In 1900, coal seams averaging 16 feet thick were discovered 50 feet below the surface near Wilton, North Dakota. General William D. Washburn built a coal shaft mine which quickly began producing fifty tons of coal a day. By 1903, the Washburn Lignite Coal Company produced 1,000 tons per day. General Washburn equipped his mine with modern technology to improve working conditions, such as a 16-foot fan. He also constructed housing; first a bunkhouse for 75 miners and later a complex of private dwellings for miners and their families, complete with a school and bathhouses.

By the time a second mine opened in 1916, lignite had turned Wilton into a booming community with hotels, stores, banks, stables, churches, and even coal-powered electric lights.

Scranton Coal Mine

In 1907, the Scranton Coal Mine opened over a 19-foot bed of coal, buried 30 feet below the surface. The mine ran year-round with 30 miners employed over the winter and eight over the summer months. The mine changed ownership several times, with the new owners adding a lignite briquette plant and power plant. The town of Scranton blossomed much like Wilton, with all the amenities including a silent film theater and a newly constructed brick plant. North Dakota Magazine declared Scranton’s future bright:

“Scranton is destined, at no distant day, to be one of the cities of southwestern North Dakota.
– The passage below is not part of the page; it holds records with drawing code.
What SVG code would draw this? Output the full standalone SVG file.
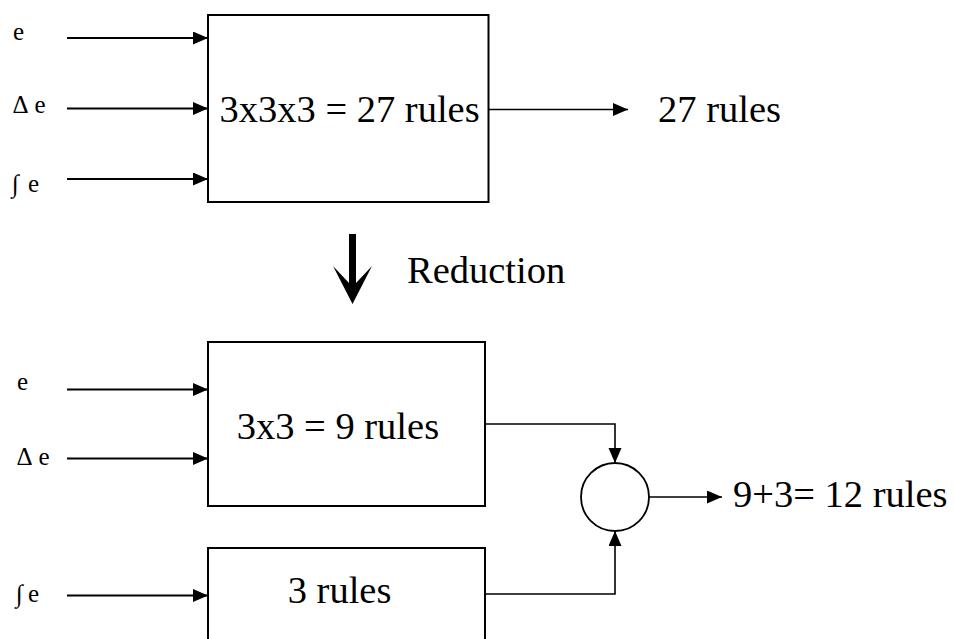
<svg xmlns="http://www.w3.org/2000/svg" width="955" height="639" viewBox="0 0 955 639">
  <style>
    .box { fill: #fff; stroke: #000; stroke-width: 2; }
    .wire { fill: none; stroke: #000; stroke-width: 2; }
    .thin { fill: none; stroke: #000; stroke-width: 1.6; }
    .big { font-size: 38.5px; fill: #000; }
    .small { font-size: 25px; fill: #000; }
  </style>
  <defs>
    <marker id="head" markerUnits="userSpaceOnUse" markerWidth="16" markerHeight="14" refX="15" refY="6.5" orient="auto">
      <path d="M0,0 L15,6.5 L0,13 z" fill="#000"/>
    </marker>
  </defs>
  <rect width="955" height="639" fill="#fff"/>

  <g font-family="Liberation Serif, Tinos, Times New Roman, DejaVu Serif, serif">
    <!-- input labels, upper system -->
    <g id="labels-top">
      <text class="small" x="13" y="39.5">e</text>
      <text class="small" x="12.5" y="113">Δ<tspan x="34.5">e</tspan></text>
      <text class="small" x="12" y="192">∫<tspan x="28">e</tspan></text>
    </g>

    <!-- full rule base -->
    <g id="full-base">
      <rect class="box" x="208" y="15" width="280.5" height="187"/>
      <text class="big" x="219.5" y="121.7">3x3x3 = 27 rules</text>
    </g>

    <g id="full-result">
      <text class="big" x="658" y="121.7">27 rules</text>
    </g>

    <!-- reduction step -->
    <g id="reduction">
      <path d="M349,234 L356,234 L356,283 L372,266 L352.5,304 L333,266 L349,283 z" fill="#000"/>
      <text class="big" x="407" y="283">Reduction</text>
    </g>

    <!-- input labels, lower system -->
    <g id="labels-bottom">
      <text class="small" x="17" y="390">e</text>
      <text class="small" x="16.5" y="465">Δ<tspan x="38.5">e</tspan></text>
      <text class="small" x="16" y="601.5">∫<tspan x="28">e</tspan></text>
    </g>

    <!-- reduced rule bases -->
    <g id="base-2d">
      <rect class="box" x="208" y="342" width="277" height="164"/>
      <text class="big" x="236.7" y="439.3">3x3 = 9 rules</text>
    </g>
    <g id="base-1d">
      <rect class="box" x="208" y="548" width="277" height="100"/>
      <text class="big" x="287.7" y="602.7">3 rules</text>
    </g>

    <!-- summing junction -->
    <g id="sum">
      <circle cx="615" cy="497" r="34" fill="#fff" stroke="#000" stroke-width="1.8"/>
    </g>

    <g id="sum-result">
      <text class="big" x="733" y="507">9+3= 12 rules</text>
    </g>
  </g>

  <!-- connectors -->
  <g id="connectors">
    <line class="wire" x1="67" y1="38" x2="208" y2="38" marker-end="url(#head)"/>
    <line class="wire" x1="67" y1="108.5" x2="208" y2="108.5" marker-end="url(#head)"/>
    <line class="wire" x1="67" y1="179" x2="208" y2="179" marker-end="url(#head)"/>
    <line class="thin" x1="488.5" y1="109.5" x2="628" y2="109.5" marker-end="url(#head)"/>

    <line class="wire" x1="67" y1="389.5" x2="208" y2="389.5" marker-end="url(#head)"/>
    <line class="wire" x1="67" y1="458.5" x2="208" y2="458.5" marker-end="url(#head)"/>
    <line class="wire" x1="67" y1="595.5" x2="208" y2="595.5" marker-end="url(#head)"/>

    <path class="thin" d="M485,424 L615,424 L615,463" marker-end="url(#head)"/>
    <path class="thin" d="M485,594 L615,594 L615,531" marker-end="url(#head)"/>
    <line class="thin" x1="649" y1="497" x2="722" y2="497" marker-end="url(#head)"/>
  </g>
</svg>
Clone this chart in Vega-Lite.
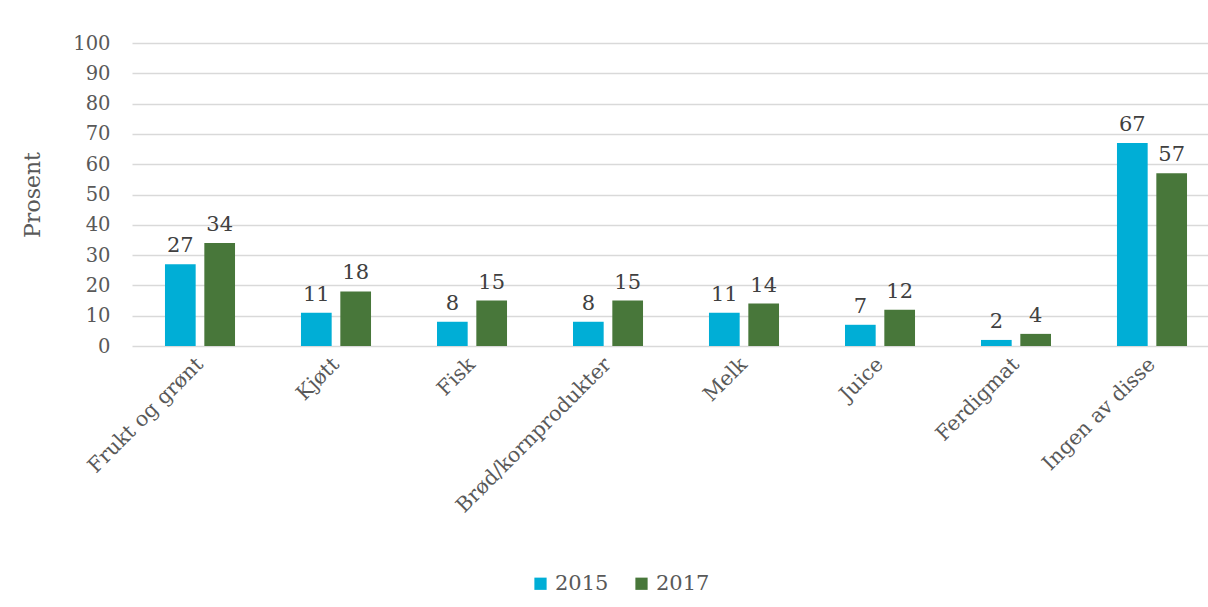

It is surrounded in all directions, as far as an antelope can run in an afternoon, by as fine and fertile country as the sun shines on, which is rapidly settling up and will soon be one vast country of homes and farms.”

– North Dakota Magazine

Beulah Mine

The Beulah Coal and Mining Company was established in 1917 over a 14-foot-thick coal seam. By 1920, the mine had transformed the agricultural community of Beulah into an official coal mining town. Later, the mine would be reorganized as the Knife River Coal Mining Company – the largest underground mine in the United States.

Mines continued to pop up all over North Dakota in towns such as Velva, Medora, Bowman, Underwood, Hazen, New Salem and more. By 1920, the number of reported mines in North Dakota was 136, producing nearly 900,000 tons of coal and valued collectively at over $2 million.